Thursday we had the Mission Christmas Conference/Devotional.  All the missionaries from the entire  island were in for the conference.  It was really nice.  Pres Hendricks invited Pres and Sister Glazier, the MTC President and his wife from Dominican Republic.  We met them when we were there for our training on our way here to Jamaica.  They had known all the Jamaican Missionaries so it was fun for them to see each other again.  They gave some nice talks about Joseph Smith as we commemorate his birthday this weekend.  It was good to be reminded how important it is to often renew my testimony of Joseph Smith as a Prophet.  It is so easy to remember all the good things that are said about his personality and leadership but it is important to remember that he was a man with weaknesses just like every other man and yet God chose him to be the prophet of the restoration.  Too often we expect prophets to be like the Savior and be perfect and they are often portrayed as almost perfect but it is good to know that, good as they are, they are no better than anyone else, it is just that they were chosen by the Lord to be the prophet for that time.  I am so grateful for my testimony of living prophets on the earth today to help us deal with the difficulties of our world and times.

 Picture courtesy of Sister Smith.  All the missionaries in Jamaica except the Wrights who are with their daughter.  Pres and Sister Glazier from the MTC in DR are also present in this picture.

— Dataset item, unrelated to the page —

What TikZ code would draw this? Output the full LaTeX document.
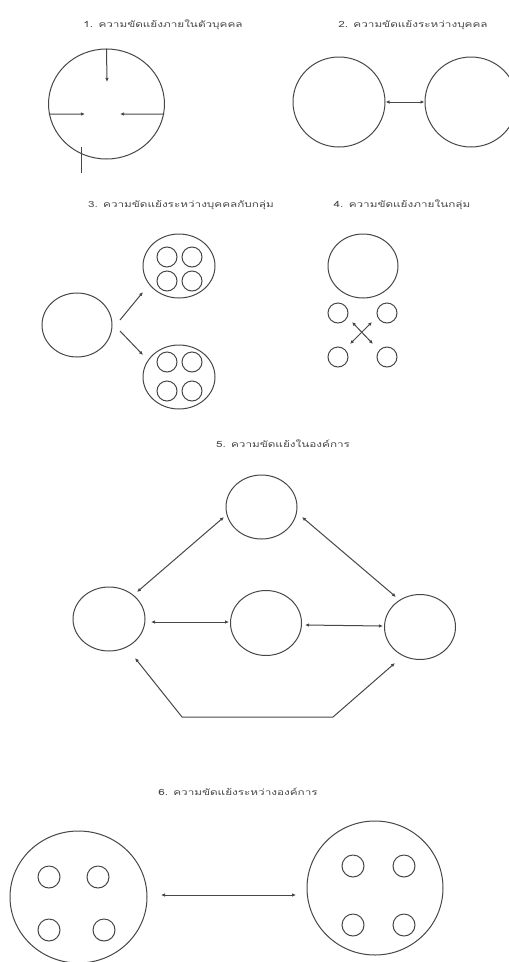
\documentclass[tikz,border=0pt]{standalone}
\usepackage{fontspec}
\newfontfamily\thaifont[Script=Thai]{Loma}
\usetikzlibrary{shapes.geometric,arrows.meta}
\newcommand\ttltext[1]{\scalebox{1.38}[1]{#1}}
\begin{document}
\begin{tikzpicture}[x=1pt,y=-1pt,
  ln/.style={draw=black!72,line width=1pt},
  ov/.style args={#1/#2}{ellipse,ln,inner sep=0pt,minimum width=#1pt,minimum height=#2pt},
  arr/.style={ln,-{Latex[length=4pt,width=3.5pt]}},
  dbl/.style={ln,{Latex[length=4pt,width=3.5pt]}-{Latex[length=4pt,width=3.5pt]}},
  ttl/.style={font=\thaifont\fontsize{8.5}{10}\selectfont,text=black!72,inner sep=0pt}]
\useasboundingbox[fill=white] (0,0) rectangle (509,962);

% 1
\node[ttl] (h1) at (163,25) {\ttltext{1. ความขัดแย้งภายในตัวบุคคล}};
\node[ov={116/110}] (c1) at (106.5,104) {};
\coordinate (c1t) at (107,82);
\coordinate (c1l) at (85,114);
\coordinate (c1r) at (120,114);
\coordinate (k1) at (81,147);
\coordinate (k2) at (81,173);
\draw[arr] (c1.north) -- (c1t);
\draw[arr] (c1.190) -- (c1l);
\draw[arr] (c1.350) -- (c1r);
\draw[ln] (k1) -- (k2);

% 2
\node[ttl] (h2) at (413,25) {\ttltext{2. ความขัดแย้งระหว่างบุคคล}};
\node[ov={92/90}] (p1) at (339,102) {};
\node[ov={92/90}] (p2) at (471,102) {};
\draw[dbl] (p1) -- (p2);

% 3
\node[ttl] (h3) at (181,205) {\ttltext{3. ความขัดแย้งระหว่างบุคคลกับกลุ่ม}};
\node[ov={70/64}] (s3) at (77,325) {};
\node[ov={72/64}] (g1) at (179,266) {};
\node[ov={20/20}] (g1a) at (167,257) {};
\node[ov={20/20}] (g1b) at (192,257) {};
\node[ov={20/20}] (g1c) at (167,281) {};
\node[ov={20/20}] (g1d) at (192,281) {};
\node[ov={72/64}] (g2) at (179,377) {};
\node[ov={20/20}] (g2a) at (167,362) {};
\node[ov={20/20}] (g2b) at (192,362) {};
\node[ov={20/20}] (g2c) at (167,391) {};
\node[ov={20/20}] (g2d) at (192,391) {};
\coordinate (a3s) at (120,320);
\coordinate (a3e) at (143,292);
\coordinate (b3s) at (120,331);
\coordinate (b3e) at (143,355);
\draw[arr] (a3s) -- (a3e);
\draw[arr] (b3s) -- (b3e);

% 4
\node[ttl] (h4) at (402,205) {\ttltext{4. ความขัดแย้งภายในกลุ่ม}};
\node[ov={70/64}] (q4) at (363,266) {};
\node[ov={20/20}] (q4a) at (338,313) {};
\node[ov={20/20}] (q4b) at (387,313) {};
\node[ov={20/20}] (q4c) at (338,357) {};
\node[ov={20/20}] (q4d) at (387,357) {};
\coordinate (x1) at (352,322);
\coordinate (x2) at (373,344);
\coordinate (x3) at (372,322);
\coordinate (x4) at (350,344);
\draw[dbl] (x1) -- (x2);
\draw[dbl] (x3) -- (x4);

% 5
\node[ttl] (h5) at (283,444) {\ttltext{5. ความขัดแย้งในองค์การ}};
\node[ov={71/64}] (o5t) at (261.5,507) {};
\node[ov={72/64}] (o5l) at (109,619) {};
\node[ov={71/65}] (o5m) at (266,623) {};
\node[ov={71/65}] (o5r) at (420,627) {};
\coordinate (e1) at (137,592);
\coordinate (e2) at (224,517);
\coordinate (e3) at (302,517);
\coordinate (e4) at (396,597);
\coordinate (e5) at (151,622);
\coordinate (e6) at (229,622);
\coordinate (e7) at (305,625);
\coordinate (e8) at (383,626);
\coordinate (e9) at (135,658);
\coordinate (e10) at (182,717);
\coordinate (e11) at (333,717);
\coordinate (e12) at (395,663);
\draw[dbl] (e1) -- (e2);
\draw[dbl] (e3) -- (e4);
\draw[dbl] (e5) -- (e6);
\draw[dbl] (e7) -- (e8);
\draw[dbl] (e9) -- (e10) -- (e11) -- (e12);

% 6
\node[ttl] (h6) at (238,792) {\ttltext{6. ความขัดแย้งระหว่างองค์การ}};
\node[ov={137/132}] (r6l) at (78.5,897) {};
\node[ov={22/22}] (r6la) at (49,877) {};
\node[ov={22/22}] (r6lb) at (98,877) {};
\node[ov={22/22}] (r6lc) at (49,930) {};
\node[ov={22/22}] (r6ld) at (104,930) {};
\node[ov={136/134}] (r6r) at (375,888) {};
\node[ov={22/22}] (r6ra) at (353,866) {};
\node[ov={22/22}] (r6rb) at (404,866) {};
\node[ov={22/22}] (r6rc) at (353,925) {};
\node[ov={22/22}] (r6rd) at (404,925) {};
\coordinate (f1) at (161,895);
\coordinate (f2) at (296,895);
\draw[dbl] (f1) -- (f2);
\end{tikzpicture}
\end{document}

The major part of the program was what Pres Hendricks described as his "ponderings” about the circumstances surrounding the birth of the Savior.  He wrote sort of a readers theatre with readers representing Isaiah, Nephi, son of Lehi, Nephi, son of Helaman, the angel Gabriel, Zacharias, John the Baptist, a Shepherd, one of the Kings, Joseph, and Mary and others that I cannot now remember.  Pres Hendricks sang a really neat song about Joseph and his care of the Son of God.  He has a pretty good bass voice and the song was very poignant.   The whole program was very good and really helped us to focus on the divinity of Jesus Christ and all the important circumstances of His birth.  I hope I will be able to keep the feelings I had then with me at least through the Christmas season.  I wish I was better at keeping those good feelings with me permanently. 

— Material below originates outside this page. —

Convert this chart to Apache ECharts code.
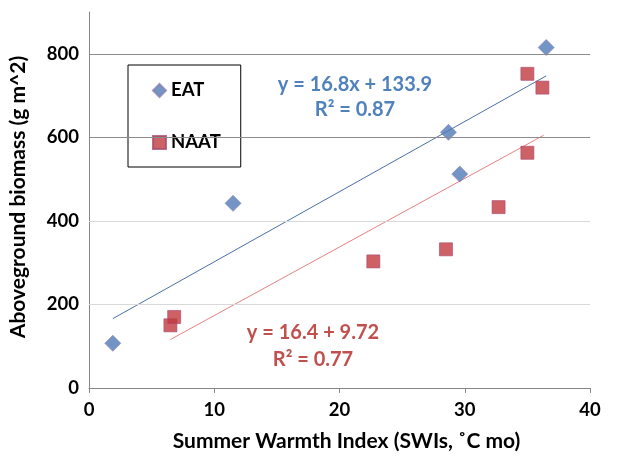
<!DOCTYPE html>
<html><head><meta charset="utf-8">
<script src="https://cdn.jsdelivr.net/npm/echarts@6/dist/echarts.min.js"></script>
<style>html,body{margin:0;padding:0;background:#fff}#c{width:617px;height:461px}</style>
</head><body><div id="c"></div>
<script>
const eatPoints = [[1.9,107],[11.5,442],[28.7,612],[29.6,512],[36.5,815]];
const naatPoints = [[6.5,150],[6.8,170],[22.7,303],[28.5,332],[32.7,433],[35.0,563],[35.0,752],[36.2,719]];
const eatTrend = [[1.9,166],[36.5,747]];
const naatTrend = [[6.5,116],[36.3,605]];
const darkGrid = [600,800];
const lightGrid = [200,400];
const xTitle = 'Summer Warmth Index (SWIs, ˚C mo)';
const yTitle = 'Aboveground biomass (g m^2)';
const eatEq = ['y = 16.8x + 133.9','R² = 0.87'];
const naatEq = ['y = 16.4 + 9.72','R² = 0.77'];

const FONT = 'Lato, "Open Sans", sans-serif';
const chart = echarts.init(document.getElementById('c'), null, {renderer:'canvas'});
const gridLines = lightGrid.map(v=>({yAxis:v,lineStyle:{color:'#d9d9d9',width:1,type:'solid'}}))
  .concat(darkGrid.map(v=>({yAxis:v,lineStyle:{color:'#8c8c8c',width:1,type:'solid'}})));
chart.setOption({
  animation:false,
  textStyle:{fontFamily:FONT},
  grid:{left:89,right:27,top:12,bottom:73,containLabel:false},
  xAxis:{type:'value',min:0,max:40,interval:10,
    name:xTitle,nameLocation:'middle',nameGap:43,
    nameTextStyle:{fontFamily:FONT,fontWeight:'bold',fontSize:21,color:'#000',padding:[0,0,0,14]},
    axisLine:{show:true,lineStyle:{color:'#868686',width:1}},
    axisTick:{show:true,inside:false,length:5,lineStyle:{color:'#868686'}},
    axisLabel:{fontFamily:FONT,fontWeight:'bold',fontSize:18.5,color:'#000',margin:13},
    splitLine:{show:false}},
  yAxis:{type:'value',min:0,max:900,interval:200,
    name:yTitle,nameLocation:'middle',nameGap:60,
    nameTextStyle:{fontFamily:FONT,fontWeight:'bold',fontSize:21,color:'#000',padding:[0,0,0,6]},
    axisLine:{show:true,lineStyle:{color:'#868686',width:1}},
    axisTick:{show:false},
    axisLabel:{fontFamily:FONT,fontWeight:'bold',fontSize:18.5,color:'#000',margin:10,showMaxLabel:false},
    splitLine:{show:false}},
  legend:{left:128,top:65,orient:'vertical',
    borderColor:'#000',borderWidth:1,padding:[16,20,15,24],itemGap:33,
    itemWidth:13,itemHeight:13,
    textStyle:{fontFamily:FONT,fontWeight:'bold',fontSize:18.5,color:'#000'},
    data:[{name:'EAT',icon:'diamond'},{name:'NAAT',icon:'rect'}]},
  series:[
    {type:'line',data:[],silent:true,z:1,
      markLine:{silent:true,symbol:'none',label:{show:false},data:gridLines}},
    {type:'line',data:eatTrend,showSymbol:false,symbol:'none',silent:true,
      lineStyle:{color:'#4a6fa5',width:1},z:2},
    {type:'line',data:naatTrend,showSymbol:false,symbol:'none',silent:true,
      lineStyle:{color:'#e58080',width:1},z:2},
    {name:'EAT',type:'scatter',data:eatPoints,symbol:'diamond',symbolSize:16,
      itemStyle:{color:'#4f7bb8',borderColor:'#8a7fb0',borderWidth:0.8},z:3},
    {name:'NAAT',type:'scatter',data:naatPoints,symbol:'rect',symbolSize:13,
      itemStyle:{color:'#c0393e',borderColor:'#a84a72',borderWidth:0.8},z:3}
  ],
  graphic:[
    {type:'text',x:355,y:85,style:{text:eatEq[0],font:'bold 20px '+FONT,fill:'#4f81bd',align:'center',verticalAlign:'middle'}},
    {type:'text',x:355,y:110,style:{text:eatEq[1],font:'bold 20px '+FONT,fill:'#4f81bd',align:'center',verticalAlign:'middle'}},
    {type:'text',x:313,y:333,style:{text:naatEq[0],font:'bold 20px '+FONT,fill:'#c0504d',align:'center',verticalAlign:'middle'}},
    {type:'text',x:313,y:360,style:{text:naatEq[1],font:'bold 20px '+FONT,fill:'#c0504d',align:'center',verticalAlign:'middle'}}
  ]
});
</script></body></html>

After the program we ate pizza (the delivery man had to make 4 trips because he could not fit all the pizzas in his car for one trip) and salads and brownies.  The missionaries love being together and being able to spend time visiting and enjoying each other.  After we ate, Pres and Sister Hendricks handed out all the packages from home to all the elders.  One of the cute moments of excitement was when one of the elders opened a package at the urging of some of the others.  Laughter broke out when he pulled an old pair of his own shoes from the package.  One young man got a particular kick out of this gift as it was he who had sent the old shoes to his former companion because he had left them behind at the last transfer.  They really do grow to love one another.  

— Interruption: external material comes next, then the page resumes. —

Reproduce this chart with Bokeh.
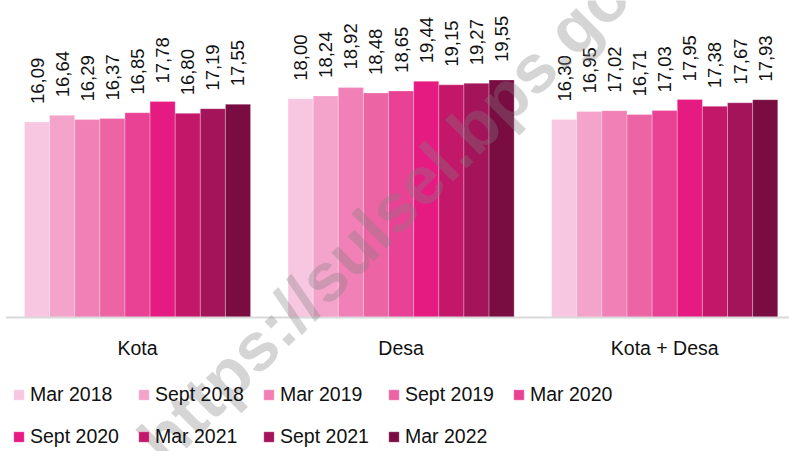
import math
from bokeh.plotting import figure
from bokeh.models import Legend, LegendItem, Span, Label, Range1d, ColumnDataSource
from bokeh.embed import file_html
from bokeh.resources import INLINE
from bokeh.core.properties import value

categories = ["Kota", "Desa", "Kota + Desa"]
periods = ["Mar 2018", "Sept 2018", "Mar 2019", "Sept 2019", "Mar 2020",
           "Sept 2020", "Mar 2021", "Sept 2021", "Mar 2022"]
kota = [16.09, 16.64, 16.29, 16.37, 16.85, 17.78, 16.80, 17.19, 17.55]
desa = [18.00, 18.24, 18.92, 18.48, 18.65, 19.44, 19.15, 19.27, 19.55]
kota_desa = [16.30, 16.95, 17.02, 16.71, 17.03, 17.95, 17.38, 17.67, 17.93]
colors = ["#f7c6e0", "#f4a3cb", "#f080b5", "#ec64a4", "#e94294",
          "#e61b82", "#c3176a", "#a3145a", "#790d42"]

FONT = "Liberation Sans"

p = figure(width=789, height=451, output_backend="svg", toolbar_location=None,
           x_range=Range1d(-0.5008, 2.4734), y_range=Range1d(-11.03, 26.09),
           x_axis_location=None, y_axis_location=None,
           min_border=0, min_border_left=5, min_border_right=0,
           min_border_top=0, min_border_bottom=0)
p.outline_line_color = None
p.xgrid.visible = False
p.ygrid.visible = False
p.background_fill_color = "white"

bw = 0.0953
series = list(zip(kota, desa, kota_desa))
renderers = []
for i, name in enumerate(periods):
    xs = [g + (i - 4) * bw for g in range(len(categories))]
    tops = list(series[i])
    src = ColumnDataSource(dict(x=xs, top=tops,
                                lab=[f"{v:.2f}".replace(".", ",") for v in tops]))
    r = p.vbar(x="x", top="top", bottom=0, width=bw, source=src,
               fill_color=colors[i], line_color="white", line_alpha=0.35, line_width=0.8)
    renderers.append(r)
    p.text(x="x", y="top", text="lab", source=src, angle=math.pi / 2,
           text_align="left", text_baseline="middle", y_offset=-18,
           text_font=value(FONT), text_font_size="18.5px", text_color="#111111")

p.add_layout(Span(location=0, dimension="width", line_color="#d9d9d9", line_width=2))

csrc = ColumnDataSource(dict(x=list(range(len(categories))), y=[0] * len(categories), t=categories))
p.text(x="x", y="y", text="t", source=csrc, y_offset=30.5, text_align="center",
       text_baseline="middle", text_font=value(FONT), text_font_size="19.5px",
       text_color="#111111")

wm = Label(x=406, y=262, x_units="screen", y_units="screen",
           text="https://sulsel.bps.go.id", angle=math.pi / 4,
           text_align="center", text_baseline="middle",
           text_font="Liberation Sans", text_font_style="bold",
           text_font_size="68px", text_color="#808080", text_alpha=0.33)
p.add_layout(wm)

rows = [periods[:5], periods[5:]]
row_y = [45, 3]
idx = 0
for row, yy in zip(rows, row_y):
    items = []
    for name in row:
        items.append(LegendItem(label=name, renderers=[renderers[idx]]))
        idx += 1
    lg = Legend(items=items, orientation="horizontal", location=(7, yy),
                glyph_width=13, glyph_height=13, label_standoff=5, label_width=107,
                label_height=13, spacing=0, padding=0, margin=0,
                border_line_color=None, background_fill_alpha=0,
                label_text_font=FONT, label_text_font_size="19.5px",
                label_text_color="#111111")
    p.add_layout(lg)

open("out.html", "w").write(file_html(p, INLINE))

Bob and I are getting in the Christmas spirit by going to the shopping mall almost on a daily basis or even twice in a day because one of us (me) keeps forgetting things I need.  It is a pain in the neck as the traffic is pretty bad and the parking at the mall is congested but the mall is decorated and there are lots of happy shoppers.  We went this evening and decided to eat at one of the local favorites while we were there.  It is a sort of fast food place in the food court in the mall called Island Grill.  We had barbeque and jerk chicken and rice and peas and a festival.  Rice and peas is actually rice with red beans in it.  It has a slight flavor which is really quite tasty—not just the usual bland rice flavor.  A Festival is a type of bread stick which is rather dense and almost has the flavor of a corn bread but not quite.  It was very good.  I really enjoyed the meal.  However, when we got home I realized again I had forgotten something I need for tomorrow!

Tomorrow we will participate in our Branch service project—I think we are going to a nursing home to visit the elderly shut-ins.  It will be nice to participate with the branch members, they are such good people.
I have been wanting to write a little about some of the fun Jamaican idiosyncrasies.  For example the tops of all the telephone poles or electrical poles have all these curly wires sticking out of them.  I guess that makes it easier to find the wire you need when there is a problem.  When we went to Negril I noticed in these little housing areas there would be a group of poles clustered together, each pole had wires going to a different house.  

Another example is the way they build stairs.  I think they do not measure or anything when they begin the stairs.  They just begin and whatever is left over at the bottom becomes whatever it is:  either a step noticeably shorter than all the others or one that is noticeably taller than the others.  It happens way to often to be just a mistake. Once in a while it can be the top step that is the odd height.  It can be a little jarring. 
Speaking of little stairs, almost every building we have been in has these 3 inch steps leading from one room to another.  There are several in the building that houses the mission office.  I am not sure why the floors cannot remain all one level.  I can see no purpose at all for the little steps, but I have seen many of them.  As a matter of fact coming into our apartment you have to step up about 2-3 inches walking in the door—not sure why it has to be a different level from the hall.  It is an inside hall so there is not a fear of water coming in…

One of my favorites is sort of difficult to describe because it is the way they talk.  But for example in Church at Linstead the music was lead by Sister “All” and the organ was played by Sister “Handerson”.   (We would say Hall and Anderson.)  I love it!  We still have a little trouble understanding some people especially if it is hard to hear.  Tonight when we ordered our chicken at the Island Gril the girl asked us if we wanted “brest” or “ties”  since it was hard to hear she gestured by putting both hands over her breasts and then on her thighs.  I don’t think Bob caught it but I cracked up.